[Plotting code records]
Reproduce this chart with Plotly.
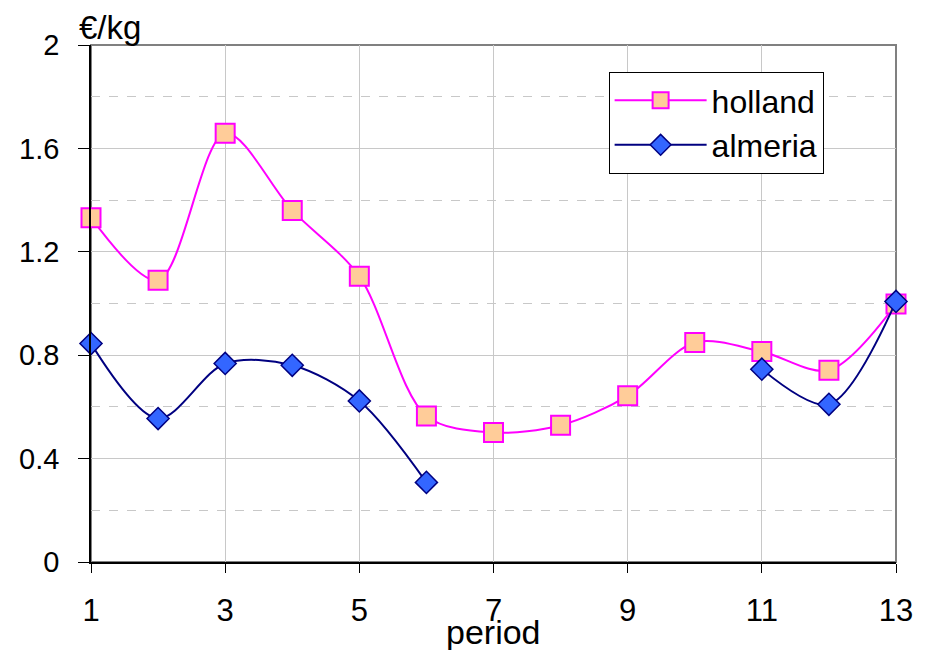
import plotly.graph_objects as go

periods = list(range(1, 14))
holland = [1.332, 1.090, 1.659, 1.360, 1.105, 0.565, 0.501, 0.529, 0.643, 0.849, 0.814, 0.742, 0.998]
almeria = [0.845, 0.555, 0.768, 0.761, 0.623, 0.308, None, None, None, None, 0.746, 0.610, 1.008]
x_ticks = [1, 3, 5, 7, 9, 11, 13]
y_ticks = [0, 0.4, 0.8, 1.2, 1.6, 2]
y_tick_text = ["0", "0.4", "0.8", "1.2", "1.6", "2"]

FONT = "Liberation Sans, Arial, sans-serif"

fig = go.Figure()
fig.add_trace(go.Scatter(
    x=periods, y=holland, name="holland", mode="lines+markers",
    line=dict(color="#FF00FF", width=2, shape="spline", smoothing=0.9),
    marker=dict(symbol="square", size=19, color="#FFCC99", line=dict(color="#FF00FF", width=2)),
    cliponaxis=False,
))
fig.add_trace(go.Scatter(
    x=periods, y=almeria, name="almeria", mode="lines+markers",
    line=dict(color="#000080", width=2, shape="spline", smoothing=0.9),
    marker=dict(symbol="diamond", size=17, color="#3366FF", line=dict(color="#000080", width=1.5)),
    connectgaps=False, cliponaxis=False,
))

fig.update_layout(
    width=925, height=650,
    margin=dict(l=91, r=26, t=45, b=88),
    paper_bgcolor="white", plot_bgcolor="white",
    font=dict(family=FONT, color="black"),
    showlegend=True,
    legend=dict(
        x=0.643, y=0.948, xanchor="left", yanchor="top",
        bgcolor="white", bordercolor="black", borderwidth=1,
        font=dict(size=32, family=FONT, color="black"),
        itemwidth=92,
    ),
    shapes=[dict(type="rect", xref="paper", yref="paper", x0=0, y0=0, x1=1, y1=1,
                 line=dict(color="#808080", width=2), layer="below")],
    annotations=[
        dict(text="€/kg", xref="paper", yref="paper", x=-0.018, y=1, xanchor="left",
             yanchor="middle", yshift=18, showarrow=False,
             font=dict(size=33, family=FONT, color="black")),
        dict(text="period", xref="x", yref="paper", x=7, y=0, xanchor="center",
             yanchor="top", yshift=-49, showarrow=False,
             font=dict(size=34, family=FONT, color="black")),
    ],
)

fig.update_xaxes(
    range=[1, 13], tickmode="array", tickvals=x_ticks, ticktext=[str(v) for v in x_ticks],
    showgrid=True, gridcolor="#C8C8C8", gridwidth=1,
    showline=True, linecolor="black", linewidth=1.5,
    ticks="outside", ticklen=9, tickcolor="black", tickwidth=1,
    tickfont=dict(size=31, family=FONT, color="black"),
    ticklabelstandoff=11, zeroline=False,
)
fig.update_yaxes(
    range=[0, 2], tickmode="array", tickvals=y_ticks, ticktext=y_tick_text,
    showgrid=True, gridcolor="#C8C8C8", gridwidth=1,
    minor=dict(dtick=0.2, showgrid=True, gridcolor="#C8C8C8", griddash="dash", gridwidth=1),
    showline=True, linecolor="black", linewidth=1.5,
    ticks="outside", ticklen=11, tickcolor="black", tickwidth=1,
    tickfont=dict(size=29, family=FONT, color="black"),
    ticklabelstandoff=13, zeroline=False,
)

fig.write_html("out.html")
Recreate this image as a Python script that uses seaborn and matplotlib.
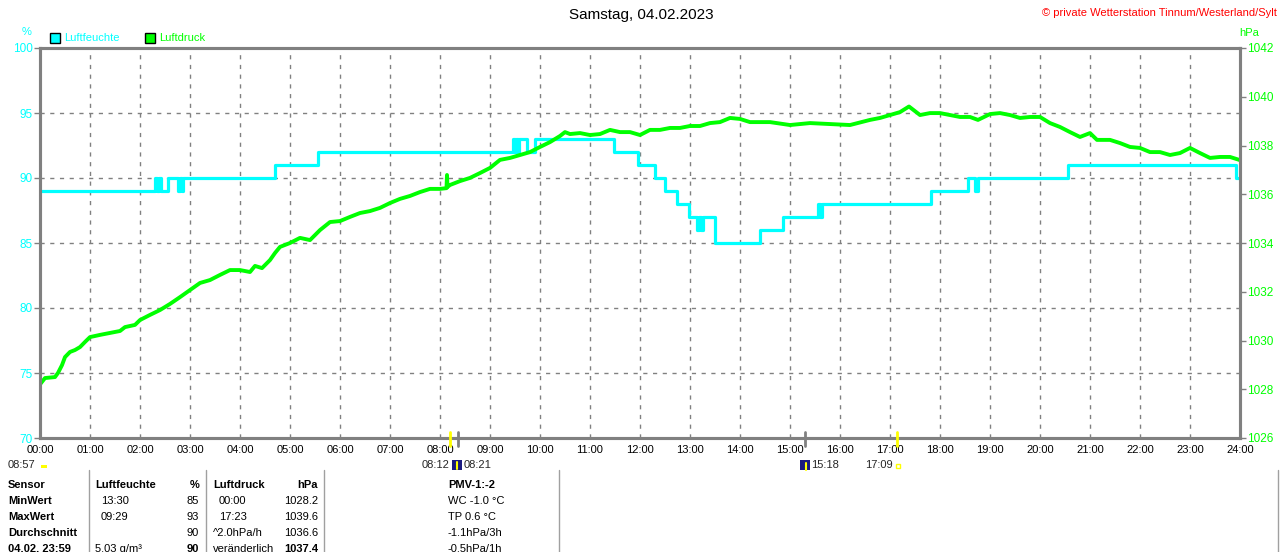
import matplotlib
matplotlib.use("Agg")
import matplotlib.pyplot as plt
from matplotlib.patches import Rectangle
from matplotlib.lines import Line2D
import seaborn as sns
import pandas as pd

# ---------------- data ----------------
title = "Samstag, 04.02.2023"
copyright_txt = "\u00a9 private Wetterstation Tinnum/Westerland/Sylt"
hour_labels = [f"{h:02d}:00" for h in range(25)]

hum_time = [0.00, 2.30, 2.34, 2.38, 2.42, 2.56, 2.76, 2.80, 2.83, 2.86, 4.70, 5.56,
            9.45, 9.49, 9.52, 9.56, 9.58, 9.74, 9.90, 11.48, 11.96, 12.30, 12.50,
            12.74, 12.98, 13.14, 13.18, 13.22, 13.26, 13.50, 14.40, 14.86, 15.56,
            15.60, 15.64, 17.82, 18.56, 18.70, 18.76, 20.56, 23.92, 24.00]
hum_value = [89, 90, 89, 90, 89, 90, 89, 90, 89, 90, 91, 92,
             93, 92, 93, 92, 93, 92, 93, 92, 91, 90, 89,
             88, 87, 86, 87, 86, 87, 85, 86, 87, 88,
             87, 88, 89, 90, 89, 90, 91, 90, 90]

press_time = [0.0, 0.1, 0.3, 0.36, 0.44, 0.5, 0.6, 0.7, 0.8, 0.9, 1.0, 1.2, 1.4, 1.6, 1.7,
              1.9, 2.0, 2.2, 2.4, 2.6, 2.8, 3.0, 3.2, 3.4, 3.6, 3.8, 4.0, 4.2, 4.3, 4.44,
              4.6, 4.7, 4.8, 5.0, 5.2, 5.4, 5.6, 5.8, 6.0, 6.2, 6.4, 6.6, 6.8, 7.0, 7.2,
              7.4, 7.6, 7.8, 8.0, 8.13, 8.14, 8.15, 8.2, 8.4, 8.6, 8.8, 9.0, 9.2, 9.4,
              9.6, 9.8, 10.0, 10.2, 10.4, 10.5, 10.6, 10.8, 11.0, 11.2, 11.4, 11.6, 11.8,
              12.0, 12.2, 12.4, 12.6, 12.8, 13.0, 13.2, 13.4, 13.6, 13.8, 14.0, 14.2,
              14.6, 15.0, 15.4, 15.8, 16.2, 16.6, 16.8, 17.0, 17.2, 17.38, 17.6, 17.8,
              18.0, 18.2, 18.4, 18.6, 18.76, 19.0, 19.2, 19.4, 19.6, 19.8, 20.0, 20.2,
              20.4, 20.6, 20.8, 21.0, 21.14, 21.4, 21.6, 21.8, 22.0, 22.2, 22.4, 22.6,
              22.8, 23.0, 23.2, 23.4, 23.6, 23.8, 24.0]
press_hpa = [1028.20, 1028.46, 1028.50, 1028.67, 1028.99, 1029.32, 1029.53, 1029.61, 1029.73,
             1029.94, 1030.14, 1030.23, 1030.31, 1030.39, 1030.55, 1030.64, 1030.84, 1031.05,
             1031.25, 1031.50, 1031.78, 1032.07, 1032.36, 1032.48, 1032.69, 1032.89, 1032.89,
             1032.81, 1033.06, 1032.97, 1033.30, 1033.59, 1033.84, 1034.00, 1034.21, 1034.12,
             1034.53, 1034.86, 1034.90, 1035.07, 1035.23, 1035.31, 1035.44, 1035.64, 1035.81,
             1035.93, 1036.09, 1036.22, 1036.22, 1036.25, 1036.79, 1036.30, 1036.38, 1036.54,
             1036.67, 1036.87, 1037.08, 1037.41, 1037.49, 1037.61, 1037.73, 1037.94, 1038.14,
             1038.39, 1038.55, 1038.47, 1038.51, 1038.43, 1038.47, 1038.64, 1038.55, 1038.55,
             1038.43, 1038.64, 1038.64, 1038.72, 1038.72, 1038.80, 1038.80, 1038.92, 1038.96,
             1039.13, 1039.09, 1038.96, 1038.96, 1038.84, 1038.92, 1038.88, 1038.84, 1039.05,
             1039.13, 1039.25, 1039.37, 1039.60, 1039.25, 1039.33, 1039.33, 1039.25, 1039.17,
             1039.17, 1039.05, 1039.29, 1039.33, 1039.25, 1039.13, 1039.17, 1039.17, 1038.92,
             1038.76, 1038.55, 1038.35, 1038.51, 1038.23, 1038.23, 1038.10, 1037.94, 1037.90,
             1037.73, 1037.73, 1037.61, 1037.69, 1037.90, 1037.69, 1037.49, 1037.53, 1037.53,
             1037.40]

sun_marks = [("08:12", 8.20, "gold"), ("08:21", 8.35, "gray"),
             ("15:18", 15.30, "gray"), ("17:09", 17.15, "gold")]

table_rows = [
    ["Sensor", "Luftfeuchte", "%", "Luftdruck", "hPa", "PMV-1:-2"],
    ["MinWert", "13:30", "85", "00:00", "1028.2", "WC -1.0 \u00b0C"],
    ["MaxWert", "09:29", "93", "17:23", "1039.6", "TP 0.6 \u00b0C"],
    ["Durchschnitt", "", "90", "^2.0hPa/h", "1036.6", "-1.1hPa/3h"],
    ["04.02. 23:59", "5.03 g/m\u00b3", "90", "ver\u00e4nderlich", "1037.4", "-0.5hPa/1h"],
]

hum_df = pd.DataFrame({"t": hum_time, "v": hum_value})
press_df = pd.DataFrame({"t": press_time, "v": press_hpa})

# ---------------- style ----------------
sns.set_style("white")
plt.rcParams["font.family"] = ["Liberation Sans", "DejaVu Sans"]

W, H = 1280, 552
FS = 8
fig = plt.figure(figsize=(W / 100, H / 100), dpi=100)
fig.patch.set_facecolor("white")


def fx(x):
    return x / W


def fy(y):
    return 1 - y / H


ax = fig.add_axes([fx(40), fy(438), 1200 / W, 390 / H])
ax2 = ax.twinx()

CYAN = "#00FFFF"
GREEN = "#00FF00"
GRAY = "#808080"

sns.lineplot(data=hum_df, x="t", y="v", ax=ax, color=CYAN, lw=2.3,
             drawstyle="steps-post", estimator=None, sort=False)
sns.lineplot(data=press_df, x="t", y="v", ax=ax2, color=GREEN, lw=2.8,
             estimator=None, sort=False)

ax.set_xlim(0, 24)
ax.set_ylim(70, 100)
ax2.set_ylim(1026, 1042)
for a in (ax, ax2):
    a.set_xlabel("")
    a.set_ylabel("")

ax.set_xticks(range(25))
ax.set_xticklabels(hour_labels)
ax.set_yticks(range(70, 101, 5))
ax2.set_yticks(range(1026, 1043, 2))

ax.tick_params(axis="x", length=0, pad=5, labelsize=FS, labelcolor="black")
ax.tick_params(axis="y", length=4, width=1, color=GRAY, pad=1, labelsize=8.5,
               labelcolor=CYAN, left=True)
ax2.tick_params(axis="y", length=4, width=1, color=GRAY, pad=1, labelsize=8.5,
                labelcolor=GREEN, right=True)

ax.grid(True, linestyle=(0, (3, 4)), color=GRAY, lw=1)
ax2.grid(False)
for a in (ax, ax2):
    for s in a.spines.values():
        s.set_color(GRAY)
        s.set_linewidth(2.2)
        s.set_visible(True)

# ---------------- header texts ----------------
fig.text(fx(641), fy(15), title, ha="center", va="center", fontsize=11, color="black")
fig.text(fx(1277), fy(13), copyright_txt, ha="right", va="center", fontsize=8, color="red")
fig.text(fx(27), fy(32), "%", ha="center", va="center", fontsize=FS, color=CYAN)
fig.text(fx(1249), fy(33), "hPa", ha="center", va="center", fontsize=FS, color=GREEN)

fig.add_artist(Rectangle((fx(50), fy(43)), 10 / W, 10 / H, transform=fig.transFigure,
                         facecolor=CYAN, edgecolor="black", lw=1))
fig.text(fx(64), fy(38), "Luftfeuchte", ha="left", va="center", fontsize=FS, color=CYAN)
fig.add_artist(Rectangle((fx(145), fy(43)), 10 / W, 10 / H, transform=fig.transFigure,
                         facecolor=GREEN, edgecolor="black", lw=1))
fig.text(fx(159), fy(38), "Luftdruck", ha="left", va="center", fontsize=FS, color=GREEN)

# ---------------- sunrise / sunset markers ----------------
for label, t, col in sun_marks:
    x = 40 + t * 50
    c = "#FFFF00" if col == "gold" else GRAY
    fig.add_artist(Line2D([fx(x), fx(x)], [fy(432), fy(446)], transform=fig.transFigure,
                          color=c, lw=2))

SY = 465
fig.text(fx(8), fy(SY), "08:57", ha="left", va="center", fontsize=FS)
fig.add_artist(Rectangle((fx(41), fy(468)), 6 / W, 3 / H, transform=fig.transFigure,
                         facecolor="#FFFF00", edgecolor="none"))
fig.text(fx(449), fy(SY), "08:12", ha="right", va="center", fontsize=FS)
fig.add_artist(Rectangle((fx(452), fy(470)), 10 / W, 10 / H, transform=fig.transFigure,
                         facecolor="#1a1a80", edgecolor="none"))
fig.add_artist(Line2D([fx(457), fx(457)], [fy(462), fy(469)], transform=fig.transFigure,
                      color="#FFFF00", lw=1.5))
fig.text(fx(464), fy(SY), "08:21", ha="left", va="center", fontsize=FS)
fig.add_artist(Rectangle((fx(800), fy(470)), 10 / W, 10 / H, transform=fig.transFigure,
                         facecolor="#1a1a80", edgecolor="none"))
fig.add_artist(Line2D([fx(806), fx(806)], [fy(463), fy(470)], transform=fig.transFigure,
                      color="#FFFF00", lw=1.5))
fig.text(fx(811), fy(SY), "15:18", ha="left", va="center", fontsize=FS)
fig.text(fx(893), fy(SY), "17:09", ha="right", va="center", fontsize=FS)
fig.add_artist(Rectangle((fx(896), fy(468)), 4 / W, 4 / H, transform=fig.transFigure,
                         facecolor="none", edgecolor="#FFFF00", lw=1))

# ---------------- table ----------------
for xs in (89, 206, 324, 559, 1278):
    fig.add_artist(Line2D([fx(xs), fx(xs)], [fy(470), fy(552)], transform=fig.transFigure,
                          color="#A0A0A0", lw=1))

col_pos = [(8, "left"), (95, "left"), (199, "right"), (213, "left"), (318, "right"),
           (448, "left")]
row_y = [485, 501, 517, 533, 549]
for r, row in enumerate(table_rows):
    for c, txt in enumerate(row):
        x, ha = col_pos[c]
        if c in (1, 3) and r in (1, 2):
            x += 6
        bold = (r == 0) or (c == 0) or (r == 4 and c in (2, 4))
        fig.text(fx(x), fy(row_y[r]), txt, ha=ha, va="center", fontsize=FS,
                 fontweight="bold" if bold else "normal", color="black")

fig.savefig("out.png", dpi=100)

● **AIM**:
Exactly and only the lines from the line with "Recreate this image" to the line with "87, 88, 89, 90, 89, 90, 91, 90, 90]", both ends included, should be echoed. Do not carry over the pictures.

● **EXERCISE SOLUTION**:
Recreate this image as a Python script that uses seaborn and matplotlib.
import matplotlib
matplotlib.use("Agg")
import matplotlib.pyplot as plt
from matplotlib.patches import Rectangle
from matplotlib.lines import Line2D
import seaborn as sns
import pandas as pd

# ---------------- data ----------------
title = "Samstag, 04.02.2023"
copyright_txt = "\u00a9 private Wetterstation Tinnum/Westerland/Sylt"
hour_labels = [f"{h:02d}:00" for h in range(25)]

hum_time = [0.00, 2.30, 2.34, 2.38, 2.42, 2.56, 2.76, 2.80, 2.83, 2.86, 4.70, 5.56,
            9.45, 9.49, 9.52, 9.56, 9.58, 9.74, 9.90, 11.48, 11.96, 12.30, 12.50,
            12.74, 12.98, 13.14, 13.18, 13.22, 13.26, 13.50, 14.40, 14.86, 15.56,
            15.60, 15.64, 17.82, 18.56, 18.70, 18.76, 20.56, 23.92, 24.00]
hum_value = [89, 90, 89, 90, 89, 90, 89, 90, 89, 90, 91, 92,
             93, 92, 93, 92, 93, 92, 93, 92, 91, 90, 89,
             88, 87, 86, 87, 86, 87, 85, 86, 87, 88,
             87, 88, 89, 90, 89, 90, 91, 90, 90]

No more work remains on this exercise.